Today, smoothly, effortlessly (naturally), after all the hard graft was done by others, these *@!£$*g patricians have gone and walked off with the leadership - as if they are the modernisers! Doubtless, dimmed by his breeding and missing the point, Anchram thought he was talking chap-to-chap as one profoundly connected fellow to another, when he published his advice to Cameron. The Turks have a word for the undemocratic, military influence over party government, they call it the ‘deep state’. The Tories, I surmise, have a ‘deep party’. It is hated and feared by the newcomers. The deepness is related to one of the most profound issues in history, the relationship between town and country.

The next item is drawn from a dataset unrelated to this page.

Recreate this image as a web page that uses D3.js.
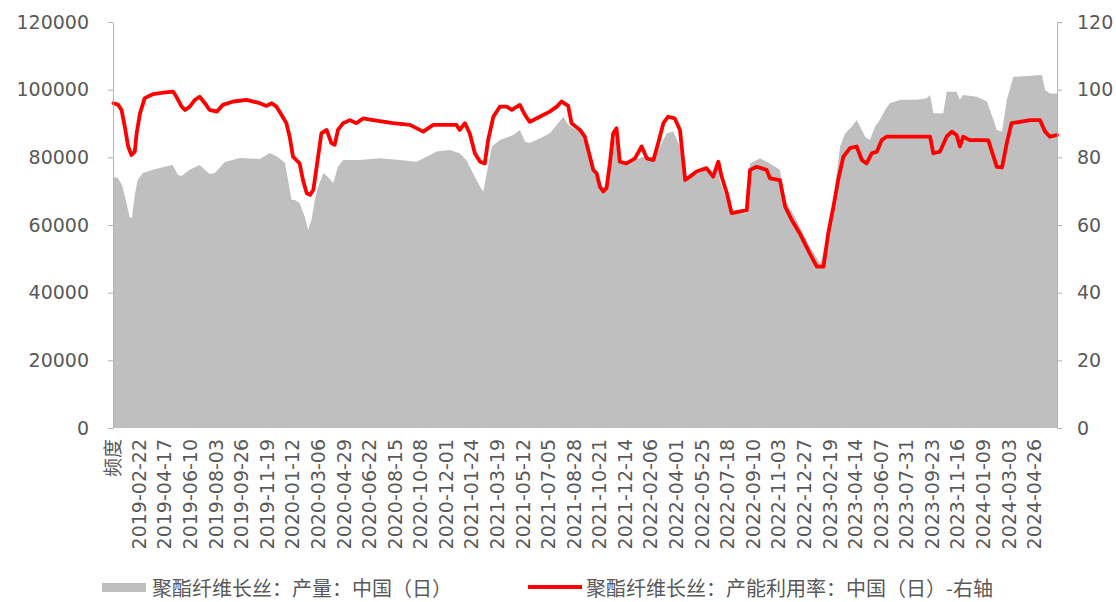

The monarchy and all its attachments are dreadfully bourgeois, of course, but they live and dream a country life. The new, socially liberal Tories are urbanites. The gulf between these two forces is huge. If Cameron wins it will be because he manages to straddle it. I‘ve just written about the right’s domination of the UK’s blogland. My guess is that the bloggers are Tory cosmopoliticans and this is another reason for their energy, wit, outsiderdom - and sheer, old-fashioned class hatred of the likes of Michael Ancram.